Colterenzio, Lagrein classic 2008 $18
Nose of red fruit punch, panettone and candied cherries. Palate has good acid and tannins with flavors of black cherries and cassis. The finish is medium plus in length and shows good balance. Good value.
Colterenzio, Cornelius 2003 (Merlot and Cabernet blend) $59
Nose showing some age and complexity. Notes of plum, blueberry, and cedar chest with some earth undertones. Favors of smoky cherries, red plum and clove. Soft ripe tannins and balanced acidity help the wine finish with complexity and good length. Shows that these wines are age worthy.
Cortaccia Winery, Lagrein Freienfeld DOC 2004 $33
Aromas of coffee bean, black currant, blackberries, smoke with a slight rustic character. Elegant texture on the palate with grippy tannins and excellent structure. Flavors of black fruit, liquored cherries, cloves, vanilla and smoke. Finish is big and long. Still very youthful for its age.

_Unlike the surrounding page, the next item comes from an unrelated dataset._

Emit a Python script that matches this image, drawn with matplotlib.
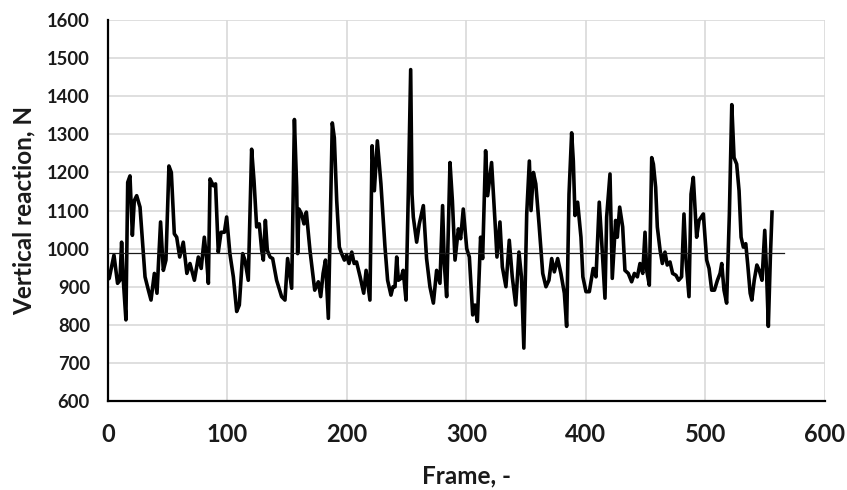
import matplotlib
matplotlib.use("Agg")
import matplotlib.pyplot as plt

plt.rcParams['font.family'] = ['Lato', 'DejaVu Sans']

frames = [0, 1, 5, 8, 10, 11.4, 13, 15, 16.5, 18.4, 20.4, 22, 24, 26.8, 31, 33.8, 36, 38.8, 41, 44, 46.3,
          48.5, 51, 53, 55.5, 57.5, 60, 63, 66, 68.6, 72.3, 75.6, 78, 80.6, 82.6, 84, 85.4, 88.2, 90, 92.3,
          94.6, 97.4, 99.3, 102, 104.9, 107.7, 109.9, 112.7, 114.6, 117.4, 120.2, 122.2, 124.4, 126.6, 128.6,
          130, 131.7, 133.3, 135.6, 137.8, 141.1, 145.3, 148.1, 150.3, 153.7, 156, 157.9, 158.7, 159.8, 162,
          164, 166, 169, 173, 176, 178, 180, 182, 184.4, 187.7, 189.4, 191.4, 193.6, 195.5, 197.8, 199.7,
          201.7, 204, 206, 208, 211, 214, 216, 219.2, 221, 222.9, 225.4, 228.4, 231.8, 234, 236.8, 238.5,
          240.2, 241.6, 243, 245.2, 247, 249.4, 251.3, 253.3, 254.4, 255.5, 258.3, 260.5, 263.9, 266.6,
          269.4, 272.3, 275, 277.8, 280, 281.4, 283.4, 286.2, 288.2, 290.4, 293.2, 295.1, 297.3, 300.2,
          302.4, 305.2, 307.1, 309.1, 311.8, 313.5, 316, 317.7, 321, 324.3, 325.5, 328, 330, 333, 335.8,
          338.3, 341.2, 343.9, 346, 348, 350.4, 352.6, 354, 356, 358, 360.7, 363.8, 366.5, 369, 371.3,
          373.5, 376.3, 379, 381.9, 383.8, 385.8, 388, 389.4, 390.8, 393, 395.8, 397.4, 400, 402.8, 406,
          408.4, 411.1, 413, 415.9, 417.3, 420.1, 422, 424.8, 426.2, 428.2, 430.7, 432.6, 435.4, 438.2,
          440.5, 443, 445.2, 447.5, 449.4, 450.8, 453, 455, 456.4, 458.3, 459.7, 462, 463.9, 466.1, 468,
          470.3, 472.5, 475.3, 477.5, 480, 482, 483.7, 486.2, 487.9, 489.8, 492.6, 494.6, 498.2, 501, 503,
          505.2, 507.5, 510, 512.2, 513.6, 515.5, 517.7, 520, 522, 523.9, 526.1, 528.1, 529.8, 531.7, 533.7,
          535.4, 537.4, 538.8, 540.8, 543, 545, 547.3, 549.6, 551, 552.6, 554.3, 555.7]

reaction = [920, 922, 983, 909, 917, 1017, 909, 813, 1174, 1191, 1035, 1126, 1139, 1109, 926, 891, 865, 935,
            883, 1070, 943, 970, 1217, 1200, 1039, 1030, 978, 1017, 935, 961, 917, 978, 948, 1030, 970, 909,
            1183, 1165, 1170, 991, 1043, 1043, 1083, 987, 926, 835, 852, 987, 970, 917, 1261, 1178, 1057,
            1065, 996, 970, 1074, 996, 978, 974, 917, 874, 865, 974, 896, 1339, 1161, 987, 1104, 1091, 1065,
            1096, 996, 891, 913, 874, 935, 970, 817, 1330, 1291, 1126, 1004, 987, 970, 983, 961, 991, 961,
            965, 926, 883, 943, 865, 1270, 1152, 1283, 1170, 1004, 917, 878, 900, 900, 978, 917, 922, 943,
            865, 1143, 1470, 1143, 1083, 1017, 1065, 1113, 974, 900, 857, 943, 909, 1113, 961, 874, 1226,
            1126, 970, 1052, 1026, 1104, 1000, 978, 826, 852, 809, 1030, 974, 1257, 1139, 1226, 1048, 978,
            1070, 952, 900, 1022, 926, 852, 991, 926, 739, 1091, 1230, 1100, 1200, 1170, 1065, 935, 900,
            917, 974, 939, 974, 935, 883, 796, 1143, 1304, 1230, 1087, 1122, 1030, 926, 887, 887, 948, 926,
            1122, 1026, 870, 1083, 1196, 922, 1074, 1030, 1109, 1057, 943, 935, 913, 935, 926, 961, 935,
            1043, 943, 904, 1239, 1222, 1161, 1057, 996, 961, 991, 957, 965, 935, 930, 917, 926, 1091, 970,
            874, 1143, 1187, 1030, 1074, 1091, 970, 948, 891, 891, 917, 935, 961, 891, 857, 1091, 1378, 1239,
            1222, 1152, 1030, 1004, 1013, 957, 883, 865, 917, 957, 943, 917, 1048, 948, 796, 978, 1096]

mean_value = 988
mean_span = [0, 566]

x_ticks = [0, 100, 200, 300, 400, 500, 600]
y_ticks = [600, 700, 800, 900, 1000, 1100, 1200, 1300, 1400, 1500, 1600]

fig = plt.figure(figsize=(8.47, 4.9), dpi=100)
ax = fig.add_axes([0.1275, 0.1816, 0.974 - 0.1275, 0.959 - 0.1816])

ax.plot(frames, reaction, color='black', linewidth=2.6, solid_joinstyle='round', zorder=3)
ax.plot(mean_span, [mean_value, mean_value], color='#1a1a1a', linewidth=0.9, zorder=4)

ax.set_xlim(0, 600)
ax.set_ylim(600, 1600)
ax.set_xticks(x_ticks)
ax.set_yticks(y_ticks)
ax.grid(True, color='#d9d9d9', linewidth=1.2)
ax.set_axisbelow(True)
for s in ['top', 'right']:
    ax.spines[s].set_visible(False)
for s in ['left', 'bottom']:
    ax.spines[s].set_color('black')
    ax.spines[s].set_linewidth(1.6)
ax.tick_params(axis='y', length=0, pad=13)
ax.tick_params(axis='x', length=0, pad=16)
for lab in ax.get_yticklabels():
    lab.set_fontsize(13.2)
    lab.set_fontweight('bold')
    lab.set_color('#1a1a1a')
for lab in ax.get_xticklabels():
    lab.set_fontsize(17)
    lab.set_fontweight('bold')
    lab.set_color('#1a1a1a')

ax.set_xlabel('Frame, -', fontsize=17.5, fontweight='bold', color='#1a1a1a', labelpad=13)
ax.set_ylabel('Vertical reaction, N', fontsize=17.5, fontweight='bold', color='#1a1a1a', labelpad=8)

fig.savefig('out.png', dpi=100, facecolor='white')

Alois Lagedar, Pinot Noir Krafuss 2005 $45
Old world nose with some seductive funk combined with smoke, coffee, cherries and strawberries. Spicey flavors of sour cherries, smoke, tar and oak. Tannins are grippy with good acid giving lift to the fruit. Persistent finish.
Alois Lagedar, Lagrein Lindenburg 2004 $30
Aromas of milk chocolate, dusty blackberries and vanilla. Big wine on the palate with flavors of cherry, chocolate, smoke and dark fruit. The tannins are chalky with balanced acid and alcohol. This will appeal to new world palates.
Peter Zemmer, Pinot Nero 2007 $18.99
Mushrooms, earth and dried red fruits with hints of dried roses on the nose. Flavors of smoke, cherries, plum, and oak char. Ripe tannins and zesty acidity with moderate alcohol. Nice complex finish that is very persistent. Great Value!
I found both the Pinot Nero and Lagein wines to be very interesting. There were two distinct styles represented; new world and rustic. I found appealing examples of both. There are clearly wineries that have modernized their production techniques and those were the wines that stood out for me. This is an area that produces some great wines that should appeal to wine lovers. Personally I find the aromatic whites to be the most exciting examples coming from Alto Adige.